Obviously, then, we should be at pains to look to the future, and recruit the very best young men and women for the civil service. Yet most of our great public schools have for many years neglected this fact, considering the professions more important, while a move some years back to provide for the entrance of a certain number of university graduates into the Commonwealth public service each year was resisted by many members on the astonishing ground that the move was "undemocratic". Does democracy demand that managing directors should be recruited only from office boys? Is not democracy entitled to the best minds and the best training in those who are to serve it?
These cheap fallacies and superstitions, which appear to include a belief that it is undemocratic to be educated, will destroy us unless we destroy them.
Next, we have increasingly misunderstood and debased the function of the member of Parliament. We have treated him as a paid delegate to run our errands and obey our wishes, and not as a representative, bound, as Edmund Burke so nobly said, to bring his "matured judgment" to the service of his electors. We encourage our members of Parliament to tremble at the thought of a hostile public meeting, and expect them to flutter in the breeze caused by thousands of printed forms demanding this or that, and signed with suitable threats by carefully canvassed voters.
Quite bluntly, if you want paid agents, hired men, bound to do your bidding even when they know or believe that you are wrong, anxious at all costs to keep your favour, their eyes turned always towards the next election, then you will get a parliament of the spineless, and democracy will disappear. For political systems have much more frequently been overthrown by their own corruption and decay than by external forces.
My own father, who was and is a good democrat, and was for some years a member of the Victorian parliament, had the excellent habit, whenever he heard that his electors were disagreeing with some vote of his in the House, of going straight away to visit them and addressing a meeting to explain why he thought he was right and the meeting was wrong. His simple and accurate belief was that the first function of a member of Parliament was to be a man and not a phonograph record, a guide and not a mere follower.

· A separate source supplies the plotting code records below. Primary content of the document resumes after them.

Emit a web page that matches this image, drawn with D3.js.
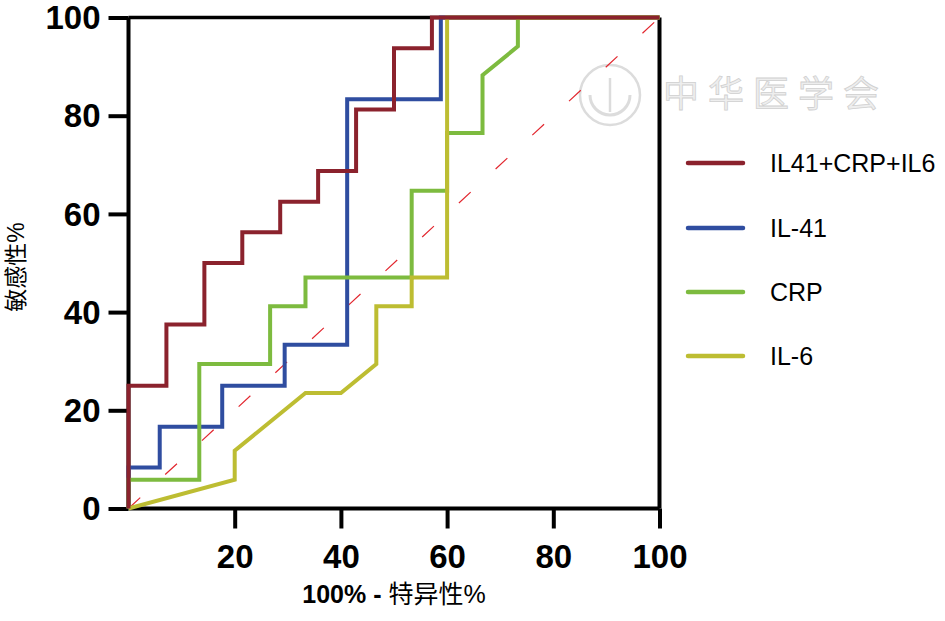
<!DOCTYPE html>
<html>
<head>
<meta charset="utf-8">
<script src="https://cdn.jsdelivr.net/npm/d3@7"></script>
<style>
  html, body { margin: 0; padding: 0; background: #fff; }
  svg { display: block; }
</style>
</head>
<body>
<svg id="chart" width="945" height="621"></svg>
<script>
// ---- data ----
const seriesNames = ["IL41+CRP+IL6", "IL-41", "CRP", "IL-6"];
const seriesColors = ["#8b222d", "#2f4da0", "#7dbb3f", "#bdbd32"];

const comboX = [0, 0, 7.14, 7.14, 14.29, 14.29, 21.43, 21.43, 28.57, 28.57, 35.71, 35.71, 42.86, 42.86, 50, 50, 57.14, 57.14, 100];
const comboY = [0, 25, 25, 37.5, 37.5, 50, 50, 56.25, 56.25, 62.5, 62.5, 68.75, 68.75, 81.25, 81.25, 93.75, 93.75, 100, 100];

const il41X = [0, 0, 5.88, 5.88, 17.65, 17.65, 29.41, 29.41, 41.18, 41.18, 58.82, 58.82, 100];
const il41Y = [0, 8.33, 8.33, 16.67, 16.67, 25, 25, 33.33, 33.33, 83.33, 83.33, 100, 100];

const crpX = [0, 0, 13.33, 13.33, 26.67, 26.67, 33.33, 33.33, 53.33, 53.33, 60, 60, 66.67, 66.67, 73.33, 73.33, 100];
const crpY = [0, 5.88, 5.88, 29.41, 29.41, 41.18, 41.18, 47.06, 47.06, 64.71, 64.71, 76.47, 76.47, 88.24, 94.12, 100, 100];

const il6X = [0, 20, 20, 33.33, 40, 46.67, 46.67, 53.33, 53.33, 60, 60, 100];
const il6Y = [0, 5.88, 11.76, 23.53, 23.53, 29.41, 41.18, 41.18, 47.06, 47.06, 100, 100];

const yTicks = [0, 20, 40, 60, 80, 100];
const xTicks = [20, 40, 60, 80, 100];
const refX = [0, 100];
const refY = [0, 100];

// ---- drawing ----
const svg = d3.select("#chart");
const latin = "'Liberation Sans', Arial, sans-serif";
const cjk = "'Liberation Sans', 'Noto Sans CJK SC', sans-serif";

const x = d3.scaleLinear().domain([0, 100]).range([128.5, 659.5]);
const y = d3.scaleLinear().domain([0, 100]).range([508.5, 17.5]);

// watermark
const wm = svg.append("g").attr("class", "watermark");
wm.append("circle").attr("cx", 610).attr("cy", 95).attr("r", 30)
  .attr("fill", "none").attr("stroke", "#dcdcdc").attr("stroke-width", 2.5);
wm.append("path").attr("d", "M590,95 A20,20 0 0,0 630,95")
  .attr("fill", "none").attr("stroke", "#dcdcdc").attr("stroke-width", 3);
wm.append("line").attr("x1", 610).attr("y1", 78).attr("x2", 610).attr("y2", 112)
  .attr("stroke", "#dcdcdc").attr("stroke-width", 2.5);
wm.append("text").attr("x", 663).attr("y", 107)
  .attr("font-family", "'Noto Sans CJK SC', sans-serif")
  .attr("font-size", 36).attr("letter-spacing", 9)
  .attr("fill", "#eeeeee").attr("stroke", "#d0d0d0").attr("stroke-width", 0.8)
  .text("中华医学会");

// frame (top & right)
svg.append("line").attr("x1", x(0)).attr("x2", x(100)).attr("y1", y(100)).attr("y2", y(100))
  .attr("stroke", "#000").attr("stroke-width", 3.5);
svg.append("line").attr("x1", x(100)).attr("x2", x(100)).attr("y1", y(100)).attr("y2", y(0))
  .attr("stroke", "#000").attr("stroke-width", 4);

// reference diagonal
svg.append("path")
  .datum(refX.map((v, i) => [v, refY[i]]))
  .attr("d", d3.line().x(d => x(d[0])).y(d => y(d[1])))
  .attr("fill", "none").attr("stroke", "#e2262e").attr("stroke-width", 1.2)
  .attr("stroke-dasharray", "16,34");

// axes
const yAxis = d3.axisLeft(y).tickValues(yTicks).tickSize(20).tickPadding(8).tickFormat(d3.format("d"));
const gy = svg.append("g").attr("transform", `translate(${x(0)},0)`).call(yAxis);
const xAxis = d3.axisBottom(x).tickValues(xTicks).tickSize(20).tickPadding(16).tickFormat(d3.format("d"));
const gx = svg.append("g").attr("transform", `translate(0,${y(0)})`).call(xAxis);

[gx, gy].forEach(g => {
  g.select(".domain").attr("stroke", "#000").attr("stroke-width", 4);
  g.selectAll(".tick line").attr("stroke", "#000").attr("stroke-width", 4);
  g.selectAll(".tick text").attr("fill", "#000")
    .attr("font-family", latin).attr("font-weight", "bold").attr("font-size", 33);
});
gy.selectAll(".tick text").attr("dy", "0.34em");
gy.select(".domain").attr("d", `M0,${y(0)}V${y(100)}`);
gx.select(".domain").attr("d", `M${x(0)},0H${x(100)}`);

// series (drawn bottom to top: IL-41, CRP, IL-6, combined)
const seriesData = [
  comboX.map((v, i) => [v, comboY[i]]),
  il41X.map((v, i) => [v, il41Y[i]]),
  crpX.map((v, i) => [v, crpY[i]]),
  il6X.map((v, i) => [v, il6Y[i]])
];
const line = d3.line().x(d => x(d[0])).y(d => y(d[1]));
const drawOrder = [1, 2, 3, 0];
drawOrder.forEach(i => {
  svg.append("path").datum(seriesData[i]).attr("d", line)
    .attr("fill", "none").attr("stroke", seriesColors[i])
    .attr("stroke-width", 4).attr("stroke-linejoin", "miter").attr("stroke-linecap", "butt");
});

// axis titles
svg.append("text")
  .attr("transform", "translate(24,267) rotate(-90)")
  .attr("text-anchor", "middle")
  .attr("font-family", cjk).attr("font-size", 23).attr("fill", "#000")
  .text("敏感性%");

const xt = svg.append("text").attr("x", 394).attr("y", 603).attr("text-anchor", "middle")
  .attr("font-family", cjk).attr("font-size", 25).attr("fill", "#000");
xt.append("tspan").attr("font-weight", "bold").text("100% - ");
xt.append("tspan").text("特异性%");

// legend
const legendY = [163, 228, 292, 356];
const lg = svg.append("g");
seriesNames.forEach((name, i) => {
  lg.append("line").attr("x1", 688).attr("x2", 743).attr("y1", legendY[i]).attr("y2", legendY[i])
    .attr("stroke", seriesColors[i]).attr("stroke-width", 4.5).attr("stroke-linecap", "round");
  lg.append("text").attr("x", 770).attr("y", legendY[i]).attr("dy", "0.35em")
    .attr("font-family", latin).attr("font-size", 25).attr("fill", "#000")
    .text(name);
});
</script>
</body>
</html>
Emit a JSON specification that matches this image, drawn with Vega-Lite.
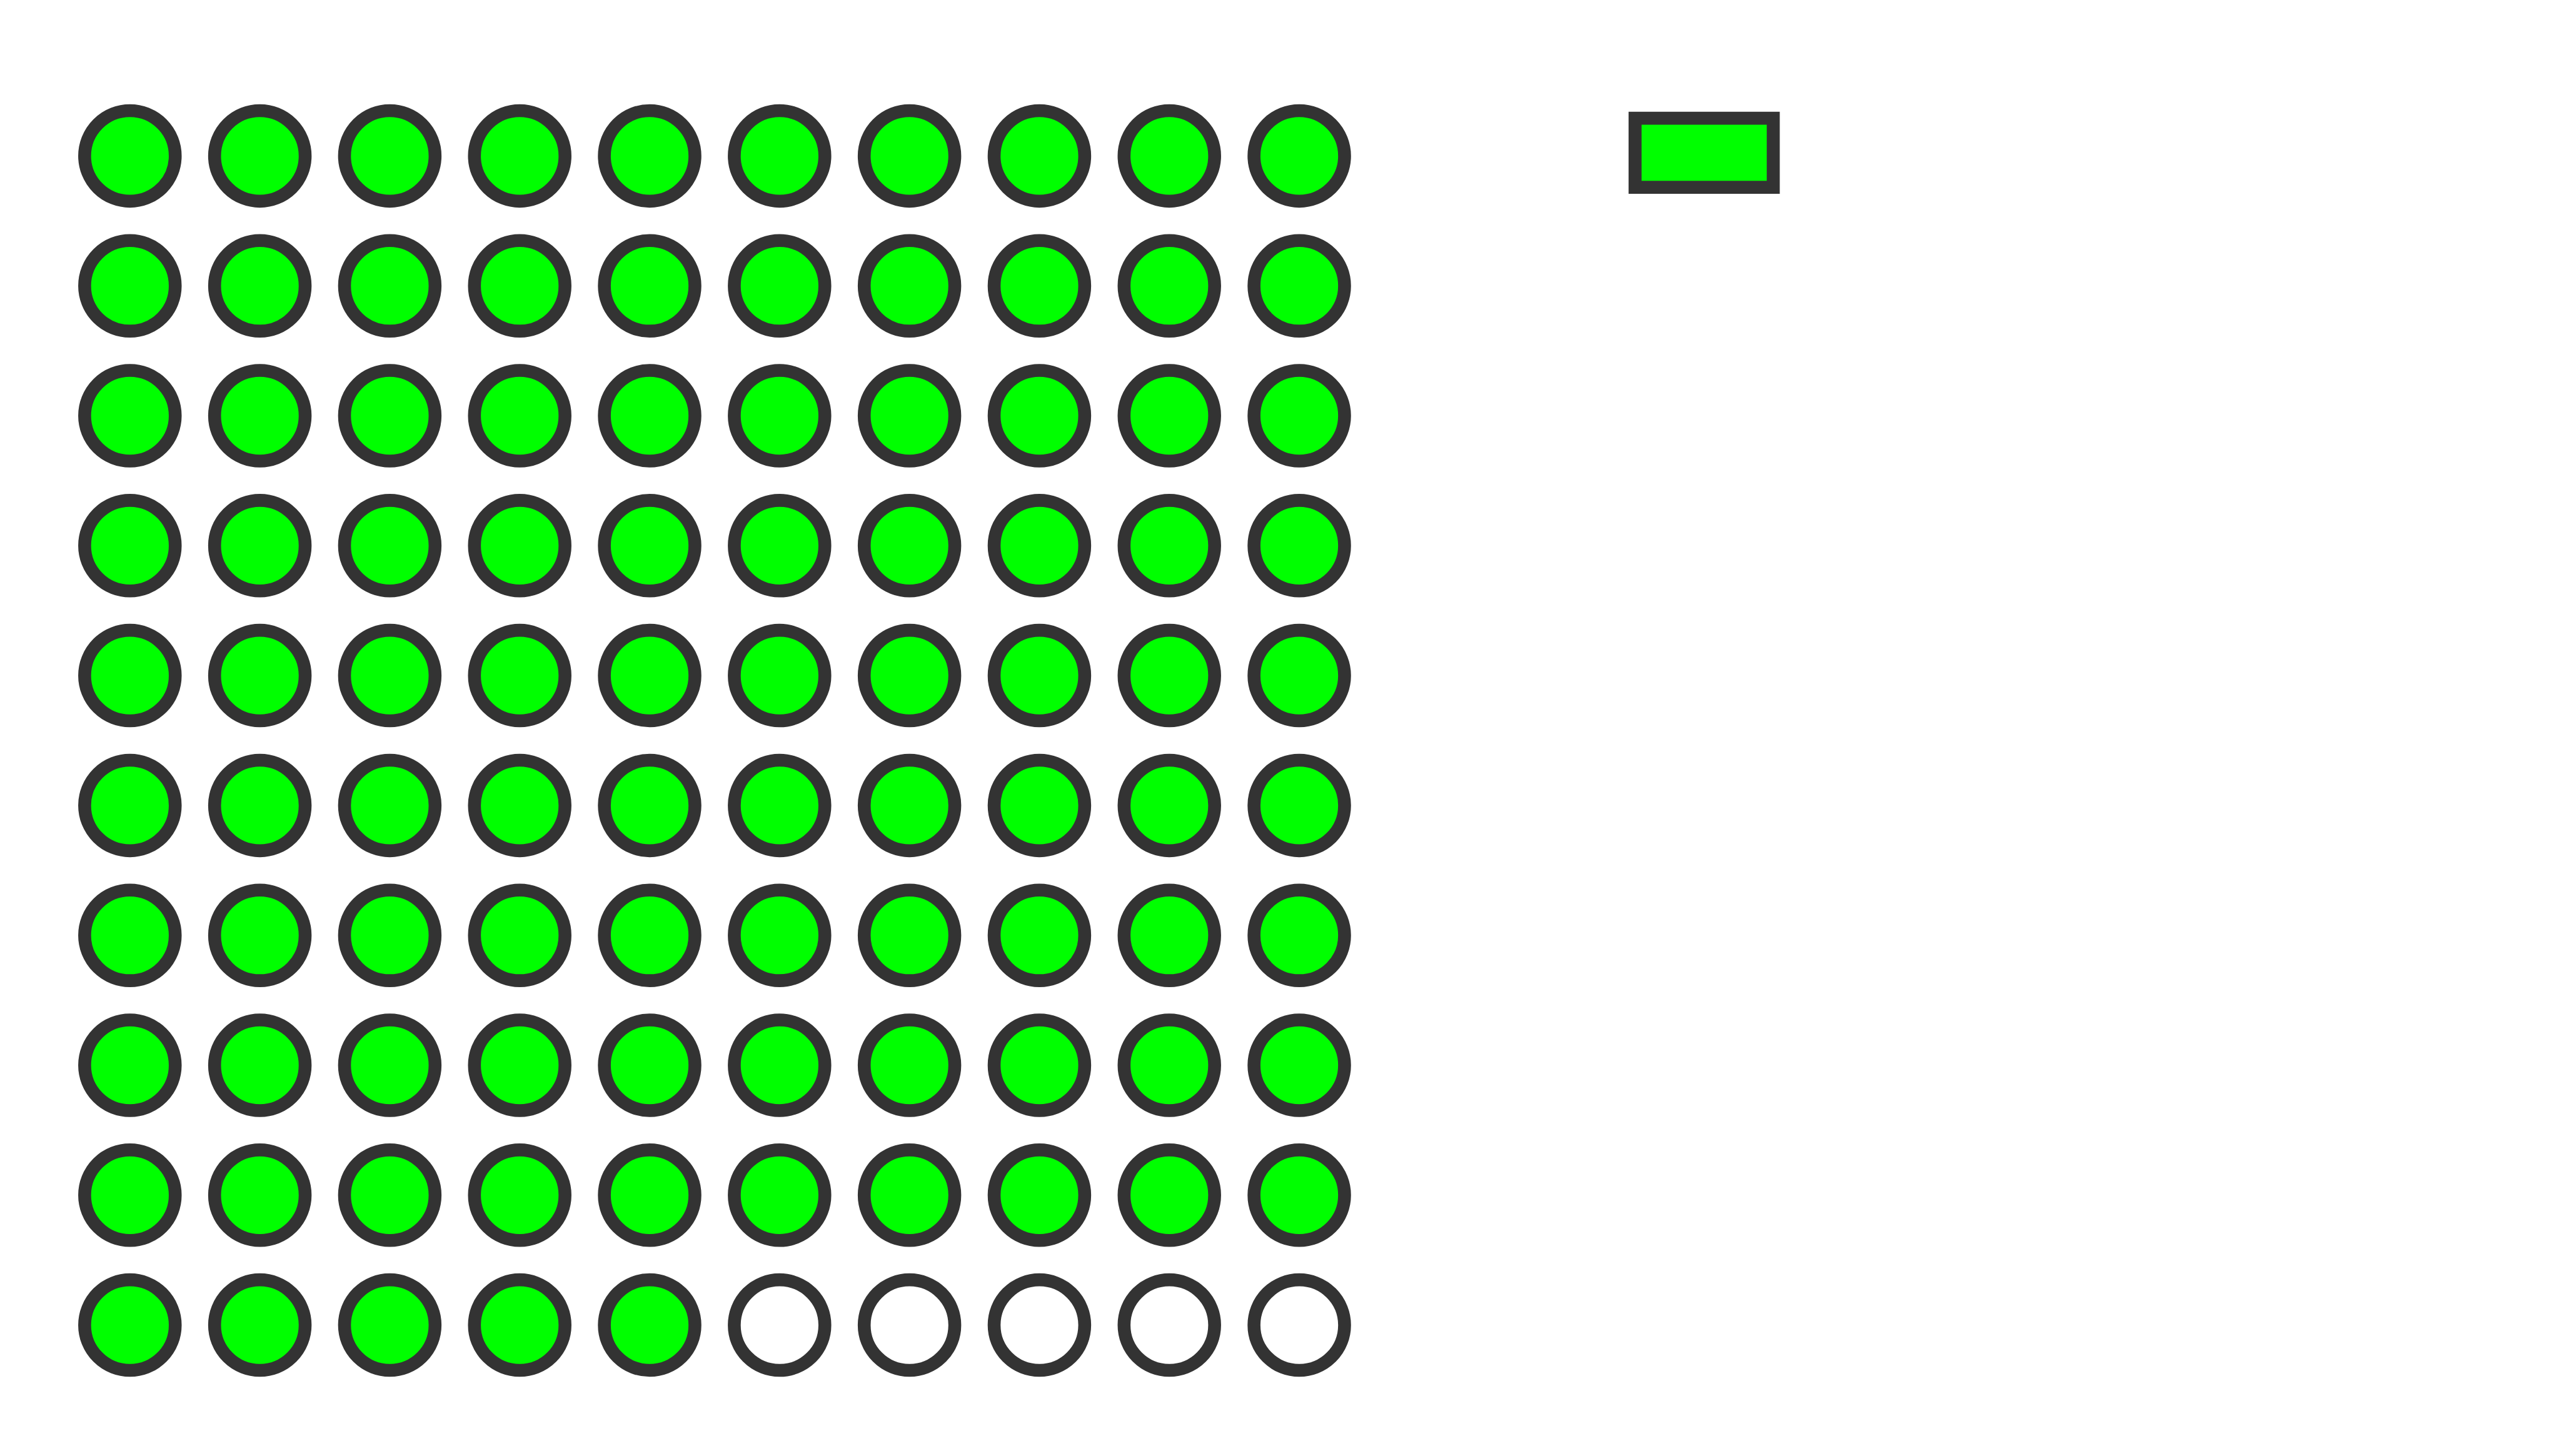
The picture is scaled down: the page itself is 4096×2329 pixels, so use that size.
{
  "$schema": "https://vega.github.io/schema/vega-lite/v6.json",
  "width": 4096,
  "height": 2329,
  "padding": 0,
  "autosize": "none",
  "background": "#ffffff",
  "config": {"view": {"stroke": null}},
  "data": {"values": [
    {"col":1,"row":1,"status":"filled"},{"col":2,"row":1,"status":"filled"},{"col":3,"row":1,"status":"filled"},{"col":4,"row":1,"status":"filled"},{"col":5,"row":1,"status":"filled"},{"col":6,"row":1,"status":"filled"},{"col":7,"row":1,"status":"filled"},{"col":8,"row":1,"status":"filled"},{"col":9,"row":1,"status":"filled"},{"col":10,"row":1,"status":"filled"},
    {"col":1,"row":2,"status":"filled"},{"col":2,"row":2,"status":"filled"},{"col":3,"row":2,"status":"filled"},{"col":4,"row":2,"status":"filled"},{"col":5,"row":2,"status":"filled"},{"col":6,"row":2,"status":"filled"},{"col":7,"row":2,"status":"filled"},{"col":8,"row":2,"status":"filled"},{"col":9,"row":2,"status":"filled"},{"col":10,"row":2,"status":"filled"},
    {"col":1,"row":3,"status":"filled"},{"col":2,"row":3,"status":"filled"},{"col":3,"row":3,"status":"filled"},{"col":4,"row":3,"status":"filled"},{"col":5,"row":3,"status":"filled"},{"col":6,"row":3,"status":"filled"},{"col":7,"row":3,"status":"filled"},{"col":8,"row":3,"status":"filled"},{"col":9,"row":3,"status":"filled"},{"col":10,"row":3,"status":"filled"},
    {"col":1,"row":4,"status":"filled"},{"col":2,"row":4,"status":"filled"},{"col":3,"row":4,"status":"filled"},{"col":4,"row":4,"status":"filled"},{"col":5,"row":4,"status":"filled"},{"col":6,"row":4,"status":"filled"},{"col":7,"row":4,"status":"filled"},{"col":8,"row":4,"status":"filled"},{"col":9,"row":4,"status":"filled"},{"col":10,"row":4,"status":"filled"},
    {"col":1,"row":5,"status":"filled"},{"col":2,"row":5,"status":"filled"},{"col":3,"row":5,"status":"filled"},{"col":4,"row":5,"status":"filled"},{"col":5,"row":5,"status":"filled"},{"col":6,"row":5,"status":"filled"},{"col":7,"row":5,"status":"filled"},{"col":8,"row":5,"status":"filled"},{"col":9,"row":5,"status":"filled"},{"col":10,"row":5,"status":"filled"},
    {"col":1,"row":6,"status":"filled"},{"col":2,"row":6,"status":"filled"},{"col":3,"row":6,"status":"filled"},{"col":4,"row":6,"status":"filled"},{"col":5,"row":6,"status":"filled"},{"col":6,"row":6,"status":"filled"},{"col":7,"row":6,"status":"filled"},{"col":8,"row":6,"status":"filled"},{"col":9,"row":6,"status":"filled"},{"col":10,"row":6,"status":"filled"},
    {"col":1,"row":7,"status":"filled"},{"col":2,"row":7,"status":"filled"},{"col":3,"row":7,"status":"filled"},{"col":4,"row":7,"status":"filled"},{"col":5,"row":7,"status":"filled"},{"col":6,"row":7,"status":"filled"},{"col":7,"row":7,"status":"filled"},{"col":8,"row":7,"status":"filled"},{"col":9,"row":7,"status":"filled"},{"col":10,"row":7,"status":"filled"},
    {"col":1,"row":8,"status":"filled"},{"col":2,"row":8,"status":"filled"},{"col":3,"row":8,"status":"filled"},{"col":4,"row":8,"status":"filled"},{"col":5,"row":8,"status":"filled"},{"col":6,"row":8,"status":"filled"},{"col":7,"row":8,"status":"filled"},{"col":8,"row":8,"status":"filled"},{"col":9,"row":8,"status":"filled"},{"col":10,"row":8,"status":"filled"},
    {"col":1,"row":9,"status":"filled"},{"col":2,"row":9,"status":"filled"},{"col":3,"row":9,"status":"filled"},{"col":4,"row":9,"status":"filled"},{"col":5,"row":9,"status":"filled"},{"col":6,"row":9,"status":"filled"},{"col":7,"row":9,"status":"filled"},{"col":8,"row":9,"status":"filled"},{"col":9,"row":9,"status":"filled"},{"col":10,"row":9,"status":"filled"},
    {"col":1,"row":10,"status":"filled"},{"col":2,"row":10,"status":"filled"},{"col":3,"row":10,"status":"filled"},{"col":4,"row":10,"status":"filled"},{"col":5,"row":10,"status":"filled"},{"col":6,"row":10,"status":"empty"},{"col":7,"row":10,"status":"empty"},{"col":8,"row":10,"status":"empty"},{"col":9,"row":10,"status":"empty"},{"col":10,"row":10,"status":"empty"}
  ]},
  "mark": {"type": "point", "shape": "circle", "filled": true, "size": 20990, "stroke": "#333333", "strokeWidth": 20.6, "strokeOpacity": 1, "opacity": 1},
  "encoding": {
    "x": {"field": "col", "type": "quantitative", "scale": {"domain": [0, 19.711], "nice": false, "zero": false}, "axis": null},
    "y": {"field": "row", "type": "quantitative", "scale": {"domain": [-0.2002, 11.0077], "nice": false, "zero": false, "reverse": true}, "axis": null},
    "fill": {"field": "status", "type": "nominal",
      "scale": {"domain": ["filled", "empty"], "range": ["#00ff00", "#ffffff"]},
      "legend": {"orient": "none", "legendX": 2604.6, "legendY": 123.3, "title": null, "values": ["filled"], "labelExpr": "''", "labelFontSize": 1, "labelOffset": 0, "padding": 0, "symbolType": "M-1,-0.5H1V0.5H-1Z", "symbolSize": 48841, "symbolStrokeColor": "#333333", "symbolStrokeWidth": 20.8, "symbolFillColor": "#00ff00", "symbolOpacity": 1, "symbolOffset": 0}
    }
  }
}
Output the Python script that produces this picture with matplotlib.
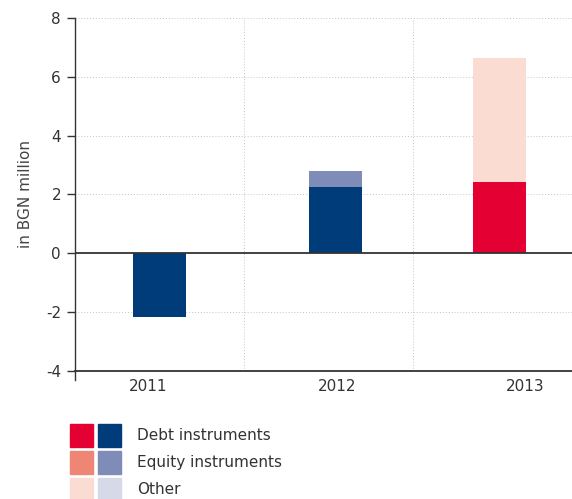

Finally, and most importantly, we have not succeeded in elevating democracy into a living faith. We have become sceptical and indifferent. Freedom has for too many become a word and not a passion. I sometimes wonder whether freedom in any of its shapes is clearly seen by us as the living element in our history and the principal object of the democratic system.
The best epitaph for a true democrat will not be, "I tickled people's ears, I got their votes, I spent their money", but, "I have fought a good fight, I have finished my course, I have kept the faith."
There can be no doubt that this democracy of ours has been very sick. If and when it can be cured, it has great work to do. But it will never be cured unless we see the past clearly, and recognize frankly that we cannot ignore politics and treat democracy as a mere matter of loaves and fishes and demean the politician, and at the same time sensibly demand that "government of the people by the people and for the people shall not perish from the earth".